# Work instructions
Print the listing from its top line through the line containing "melo_sup = [[np.inf]", nothing more, and leave out the pictures.

# Dataset rows
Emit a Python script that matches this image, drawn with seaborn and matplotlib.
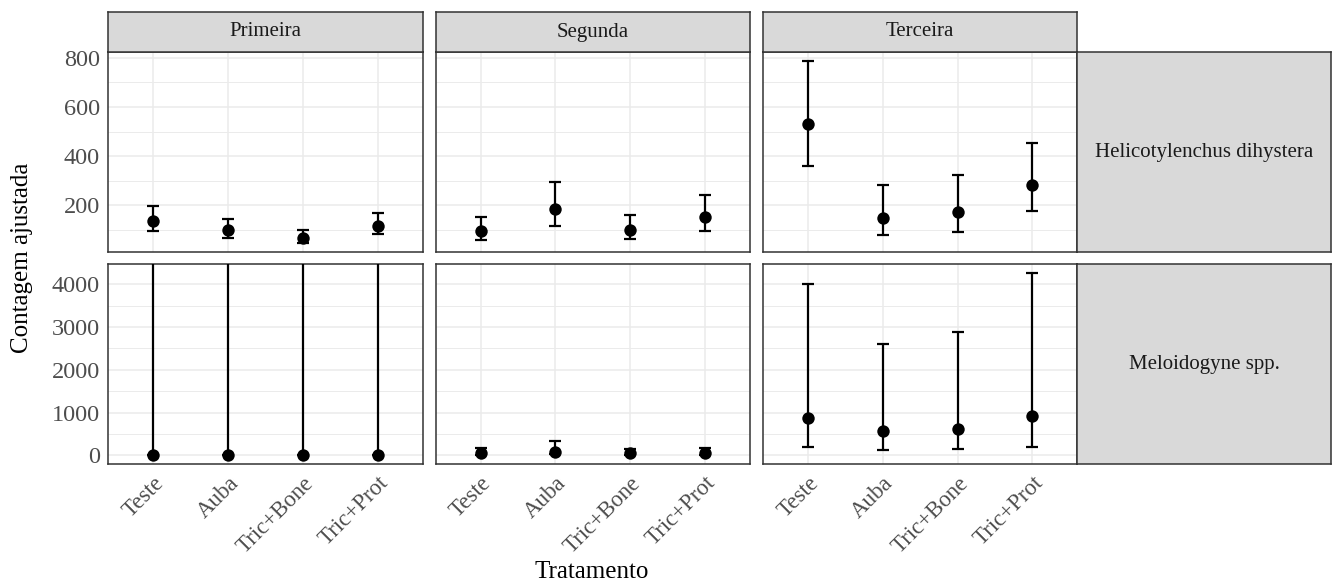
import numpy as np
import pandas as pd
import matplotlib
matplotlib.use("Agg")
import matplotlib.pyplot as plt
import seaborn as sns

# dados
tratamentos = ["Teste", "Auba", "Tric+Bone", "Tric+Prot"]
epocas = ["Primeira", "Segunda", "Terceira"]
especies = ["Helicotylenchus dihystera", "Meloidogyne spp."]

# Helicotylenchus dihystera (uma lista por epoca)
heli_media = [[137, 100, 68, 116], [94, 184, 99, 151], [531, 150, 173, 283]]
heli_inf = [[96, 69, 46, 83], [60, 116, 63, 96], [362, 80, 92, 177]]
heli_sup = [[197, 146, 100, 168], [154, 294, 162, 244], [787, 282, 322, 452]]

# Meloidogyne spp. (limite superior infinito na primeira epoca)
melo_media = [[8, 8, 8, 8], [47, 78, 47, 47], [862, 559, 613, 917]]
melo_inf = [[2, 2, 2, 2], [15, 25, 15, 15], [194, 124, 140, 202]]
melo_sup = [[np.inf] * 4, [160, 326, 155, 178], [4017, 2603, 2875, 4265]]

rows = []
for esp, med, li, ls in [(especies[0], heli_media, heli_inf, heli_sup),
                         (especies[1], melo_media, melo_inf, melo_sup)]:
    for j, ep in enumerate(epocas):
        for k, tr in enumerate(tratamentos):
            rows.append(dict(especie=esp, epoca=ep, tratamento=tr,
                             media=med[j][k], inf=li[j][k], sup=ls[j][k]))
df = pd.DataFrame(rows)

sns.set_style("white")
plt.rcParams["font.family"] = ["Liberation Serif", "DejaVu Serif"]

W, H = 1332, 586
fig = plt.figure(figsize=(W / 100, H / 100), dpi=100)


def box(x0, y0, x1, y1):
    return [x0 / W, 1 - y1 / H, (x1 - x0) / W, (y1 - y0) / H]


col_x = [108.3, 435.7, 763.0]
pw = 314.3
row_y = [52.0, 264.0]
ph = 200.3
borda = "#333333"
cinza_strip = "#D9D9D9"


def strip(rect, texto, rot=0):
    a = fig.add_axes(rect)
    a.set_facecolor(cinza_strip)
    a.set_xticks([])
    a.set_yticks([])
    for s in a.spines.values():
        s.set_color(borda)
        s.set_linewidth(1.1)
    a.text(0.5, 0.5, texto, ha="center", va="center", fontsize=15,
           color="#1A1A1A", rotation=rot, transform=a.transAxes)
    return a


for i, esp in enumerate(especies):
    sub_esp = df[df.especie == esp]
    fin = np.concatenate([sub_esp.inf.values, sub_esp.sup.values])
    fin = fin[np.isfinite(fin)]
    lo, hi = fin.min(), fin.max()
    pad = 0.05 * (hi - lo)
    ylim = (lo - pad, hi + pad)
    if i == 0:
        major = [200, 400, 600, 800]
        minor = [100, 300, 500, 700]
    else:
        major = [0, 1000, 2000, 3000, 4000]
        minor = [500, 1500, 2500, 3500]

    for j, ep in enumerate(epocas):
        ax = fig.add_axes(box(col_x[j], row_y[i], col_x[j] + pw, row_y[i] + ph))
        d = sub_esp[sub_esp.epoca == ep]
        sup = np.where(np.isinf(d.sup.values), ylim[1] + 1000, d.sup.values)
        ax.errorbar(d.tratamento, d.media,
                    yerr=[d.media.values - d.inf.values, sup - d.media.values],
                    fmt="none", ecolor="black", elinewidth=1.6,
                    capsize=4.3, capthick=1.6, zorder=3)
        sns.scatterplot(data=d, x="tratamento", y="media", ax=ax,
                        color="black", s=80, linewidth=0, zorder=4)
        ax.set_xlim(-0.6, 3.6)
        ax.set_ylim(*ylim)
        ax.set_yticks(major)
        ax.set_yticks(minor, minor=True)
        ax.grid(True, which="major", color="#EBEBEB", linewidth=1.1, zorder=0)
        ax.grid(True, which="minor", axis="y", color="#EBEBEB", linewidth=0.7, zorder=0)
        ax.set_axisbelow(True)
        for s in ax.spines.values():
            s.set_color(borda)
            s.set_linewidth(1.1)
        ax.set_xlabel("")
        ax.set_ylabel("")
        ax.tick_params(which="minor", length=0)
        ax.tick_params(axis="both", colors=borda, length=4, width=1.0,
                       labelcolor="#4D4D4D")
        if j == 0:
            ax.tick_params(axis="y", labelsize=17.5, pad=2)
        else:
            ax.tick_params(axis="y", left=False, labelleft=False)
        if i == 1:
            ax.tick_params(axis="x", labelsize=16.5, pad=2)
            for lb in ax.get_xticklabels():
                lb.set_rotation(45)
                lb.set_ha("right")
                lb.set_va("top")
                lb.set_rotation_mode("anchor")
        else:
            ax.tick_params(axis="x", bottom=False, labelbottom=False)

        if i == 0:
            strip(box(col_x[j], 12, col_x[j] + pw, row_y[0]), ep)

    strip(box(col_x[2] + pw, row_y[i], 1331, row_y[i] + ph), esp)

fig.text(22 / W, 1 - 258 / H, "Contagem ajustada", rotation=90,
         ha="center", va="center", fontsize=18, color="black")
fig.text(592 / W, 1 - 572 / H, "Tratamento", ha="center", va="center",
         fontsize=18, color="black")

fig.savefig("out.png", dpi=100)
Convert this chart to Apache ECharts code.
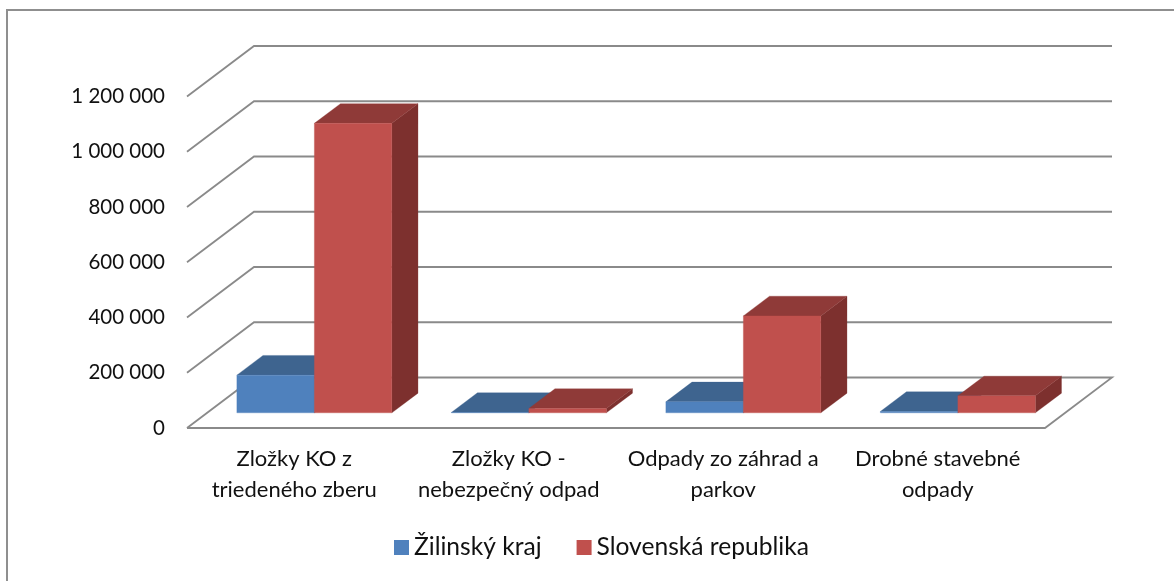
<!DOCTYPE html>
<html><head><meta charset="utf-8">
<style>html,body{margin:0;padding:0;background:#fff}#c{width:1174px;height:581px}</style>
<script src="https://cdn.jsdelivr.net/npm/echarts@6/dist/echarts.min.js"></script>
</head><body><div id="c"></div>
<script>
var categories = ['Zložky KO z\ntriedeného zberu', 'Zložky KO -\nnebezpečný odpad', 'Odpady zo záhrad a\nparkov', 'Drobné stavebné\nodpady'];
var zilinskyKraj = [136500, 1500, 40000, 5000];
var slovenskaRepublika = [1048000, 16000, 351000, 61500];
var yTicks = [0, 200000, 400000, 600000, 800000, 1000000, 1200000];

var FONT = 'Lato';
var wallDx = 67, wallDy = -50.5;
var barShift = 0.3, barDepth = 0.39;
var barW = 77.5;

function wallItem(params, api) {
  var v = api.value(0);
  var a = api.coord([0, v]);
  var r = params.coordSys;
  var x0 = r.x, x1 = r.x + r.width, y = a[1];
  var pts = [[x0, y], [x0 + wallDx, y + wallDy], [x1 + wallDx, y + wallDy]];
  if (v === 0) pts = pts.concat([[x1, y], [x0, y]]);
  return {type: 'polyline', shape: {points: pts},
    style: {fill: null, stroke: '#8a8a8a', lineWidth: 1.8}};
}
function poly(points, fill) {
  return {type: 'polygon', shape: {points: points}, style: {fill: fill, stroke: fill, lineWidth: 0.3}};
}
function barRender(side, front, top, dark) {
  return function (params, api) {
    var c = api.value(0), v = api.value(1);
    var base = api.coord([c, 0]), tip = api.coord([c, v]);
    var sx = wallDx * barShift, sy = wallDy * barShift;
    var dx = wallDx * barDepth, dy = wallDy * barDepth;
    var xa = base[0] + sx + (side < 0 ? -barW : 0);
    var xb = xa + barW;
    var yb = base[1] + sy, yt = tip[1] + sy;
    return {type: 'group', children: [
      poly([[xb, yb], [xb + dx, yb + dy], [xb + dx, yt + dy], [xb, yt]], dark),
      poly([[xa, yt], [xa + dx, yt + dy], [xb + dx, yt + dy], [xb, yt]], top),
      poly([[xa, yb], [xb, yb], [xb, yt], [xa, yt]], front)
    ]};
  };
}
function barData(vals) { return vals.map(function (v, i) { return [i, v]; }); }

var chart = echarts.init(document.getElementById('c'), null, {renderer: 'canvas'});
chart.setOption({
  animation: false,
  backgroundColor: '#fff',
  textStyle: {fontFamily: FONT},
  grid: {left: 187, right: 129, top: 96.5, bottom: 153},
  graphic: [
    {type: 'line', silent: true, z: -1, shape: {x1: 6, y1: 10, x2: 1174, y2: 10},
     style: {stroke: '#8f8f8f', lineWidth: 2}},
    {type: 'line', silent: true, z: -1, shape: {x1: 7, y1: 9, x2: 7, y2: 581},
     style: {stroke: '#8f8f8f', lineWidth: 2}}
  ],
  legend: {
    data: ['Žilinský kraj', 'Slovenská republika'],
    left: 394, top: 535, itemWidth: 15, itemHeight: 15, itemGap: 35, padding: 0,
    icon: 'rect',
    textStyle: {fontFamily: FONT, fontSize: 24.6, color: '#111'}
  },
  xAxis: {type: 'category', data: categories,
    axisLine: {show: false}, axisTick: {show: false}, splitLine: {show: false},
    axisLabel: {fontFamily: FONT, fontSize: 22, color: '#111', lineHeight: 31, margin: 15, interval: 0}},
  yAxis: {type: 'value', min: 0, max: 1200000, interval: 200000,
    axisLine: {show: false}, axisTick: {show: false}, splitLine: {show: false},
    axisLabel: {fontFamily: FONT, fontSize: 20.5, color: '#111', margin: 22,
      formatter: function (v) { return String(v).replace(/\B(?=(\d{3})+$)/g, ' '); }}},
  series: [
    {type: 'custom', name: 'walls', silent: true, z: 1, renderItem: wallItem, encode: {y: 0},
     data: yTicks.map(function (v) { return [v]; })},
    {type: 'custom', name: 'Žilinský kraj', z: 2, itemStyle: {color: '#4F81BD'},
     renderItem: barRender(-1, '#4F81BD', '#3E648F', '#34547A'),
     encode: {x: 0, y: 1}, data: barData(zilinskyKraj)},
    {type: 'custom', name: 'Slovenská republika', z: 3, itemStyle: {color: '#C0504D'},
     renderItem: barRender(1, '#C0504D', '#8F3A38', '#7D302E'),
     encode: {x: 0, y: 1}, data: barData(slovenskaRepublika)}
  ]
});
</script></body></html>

# Complete response
Emit a Python script that matches this image, drawn with seaborn and matplotlib.
import numpy as np
import pandas as pd
import matplotlib
matplotlib.use("Agg")
import matplotlib.pyplot as plt
import seaborn as sns

# dados
tratamentos = ["Teste", "Auba", "Tric+Bone", "Tric+Prot"]
epocas = ["Primeira", "Segunda", "Terceira"]
especies = ["Helicotylenchus dihystera", "Meloidogyne spp."]

# Helicotylenchus dihystera (uma lista por epoca)
heli_media = [[137, 100, 68, 116], [94, 184, 99, 151], [531, 150, 173, 283]]
heli_inf = [[96, 69, 46, 83], [60, 116, 63, 96], [362, 80, 92, 177]]
heli_sup = [[197, 146, 100, 168], [154, 294, 162, 244], [787, 282, 322, 452]]

# Meloidogyne spp. (limite superior infinito na primeira epoca)
melo_media = [[8, 8, 8, 8], [47, 78, 47, 47], [862, 559, 613, 917]]
melo_inf = [[2, 2, 2, 2], [15, 25, 15, 15], [194, 124, 140, 202]]
melo_sup = [[np.inf] * 4, [160, 326, 155, 178], [4017, 2603, 2875, 4265]]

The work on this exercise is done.